Human Cerebral Blood Flow Regulation

Cerebrovascular disease is the third leading killer in the U.S., and contributes to decreased quality of life and increased long-term care spending. The risk of cerebrovascular disease is inversely associated with resting cerebral blood flow (CBF). Men exhibit a lower resting CBF and have twice the risk of cerebrovascular disease when compared to premenopausal women. The ability of cerebral vessels to respond to challenges is also inversely related to disease risk, and may be useful in identifying at-risk patients pre-clinically. However, these studies are often confounded by aging and/or comorbidities, and the associations provide little insight into physiologic mechanisms responsible for sexually dimorphic cerebrovascular disease risk. Conversely, animal studies use supraphysiologic levels of hormone treatment in primarily young animals, which limits the translational relevance of animal CBF mechanisms. While there is general agreement that estrogen is protective in healthy adults, the basic impact of sex, and physiologic fluctuations in sex hormones, on mechanisms of CBF control remains unclear.

The overall goal of this research program is to investigate the mechanisms which actively control cerebral blood flow (CBF) in humans, particularly how men and women differ in control mechanisms on a regional basis throughout the brain circulation. The investigators propose to study CBF control mechanisms in healthy younger (18-40 yrs) adult men and women. The overall hypothesis is that female sex and sex hormones contribute to larger stress-induced increases in CBF, due to greater prostanoid (COX) and nitric oxide (NOS) dilation.

A key technological innovation of this proposal derives from multi-mode, high-resolution, flow sensitive MRI to quantify CBF at macro- and microvascular levels, at rest, and in response to environmental challenges. Additionally, the research design allows the quantification of sex differences in two vascular control mechanisms across all brain regions. Preliminary data demonstrate: hypoxic cerebral vasodilation is 60-100% higher in women compared to men, COX inhibition reduces dilation in women but not men, NOS inhibition reduces vasodilation more in women, and hypoxic vasodilation is increased in women during early luteal cycle, in part to greater COX-mediated vasodilation. Sex hormone suppression, followed by single hormone addition, will be used to systematically study the impacts on CBF control in both sexes.

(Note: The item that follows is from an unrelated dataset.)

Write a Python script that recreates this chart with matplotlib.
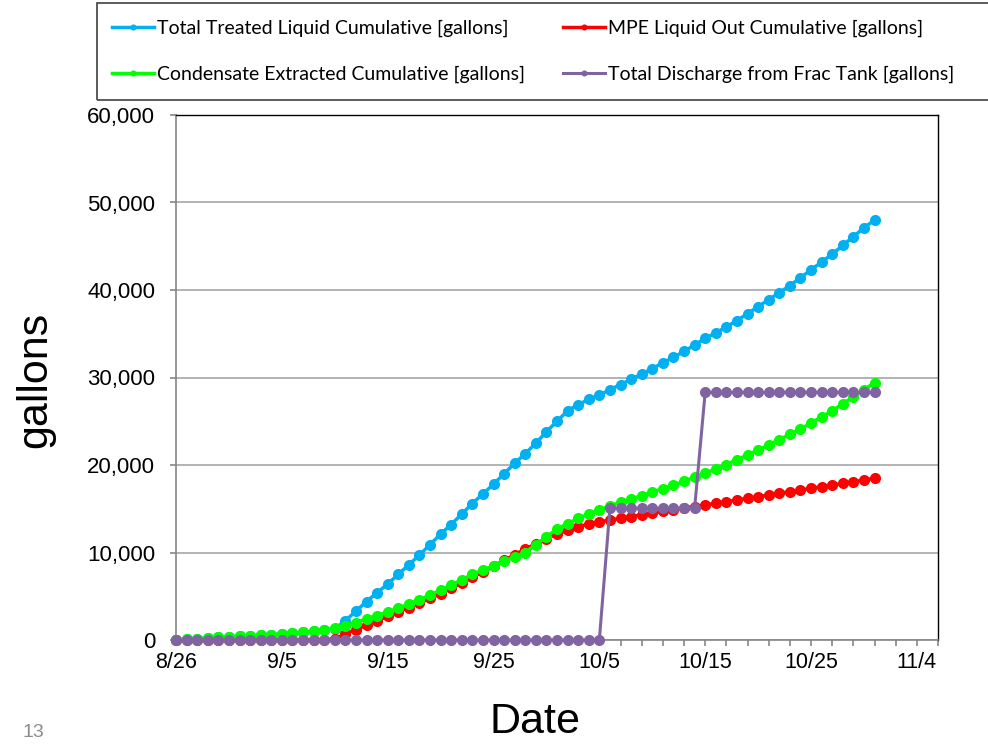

Substantial preliminary findings support these hypotheses, and integrated physiologic, pharmacologic, and MRI approaches are available to test them. This state-of-the-art approach will yield previously unattainable insight into not only maintaining CBF, but actively controlling it during physiologic demands for increased flow. These novel, high resolution, regionally-specific, sex-specific, and mechanism-specific findings will serve as a knowledge platform, for designing sex-specific CBF studies in high risk disease populations (e.g. diabetes, hypertension, Alzheimer's) which exhibit strong sex-specific etiology and important vascular contributions.

Three Specific Aims will be addressed in this study:

Aim 1: Test the hypothesis that healthy males exhibit reduced cerebral vasodilation compared to healthy females despite exhibiting similar vasodilation to hypercapnia.

- Aim 1A: Vasodilation to hypoxia will be markedly lower in males, more so in anterior brain regions.

- Aim 1B: Vasodilation to hypercapnia will be similar between sexes.

Aim 2: Test the hypothesis that acute inhibition of COX or NOS will reduce sex differences in hypoxia-mediated cerebral vasodilation.

- Aim 2A: COX-mediates vasodilation primarily in females.

- Aim 2B: NOS mediates vasodilation more in females than males.

Aim 3: Test the hypothesis that manipulating sex steroids can abolish or magnify sex differences in vasodilation.

- Aim 3A: Short-term suppression of sex steroids will abolish sex differences in resting and hypoxic CBF via greater losses of COX- and NOS-mediated vasodilation in females than males.

- Aim 3B: Short-term supplementation of unopposed testosterone in males will magnify sex differences by driving COX vasoconstriction (TXA2) and uncoupled NOS vasoconstriction.

- Aim 3C: Short-term supplementation of unopposed estradiol in females will magnify sex differences via increased NOS and COX vasodilation.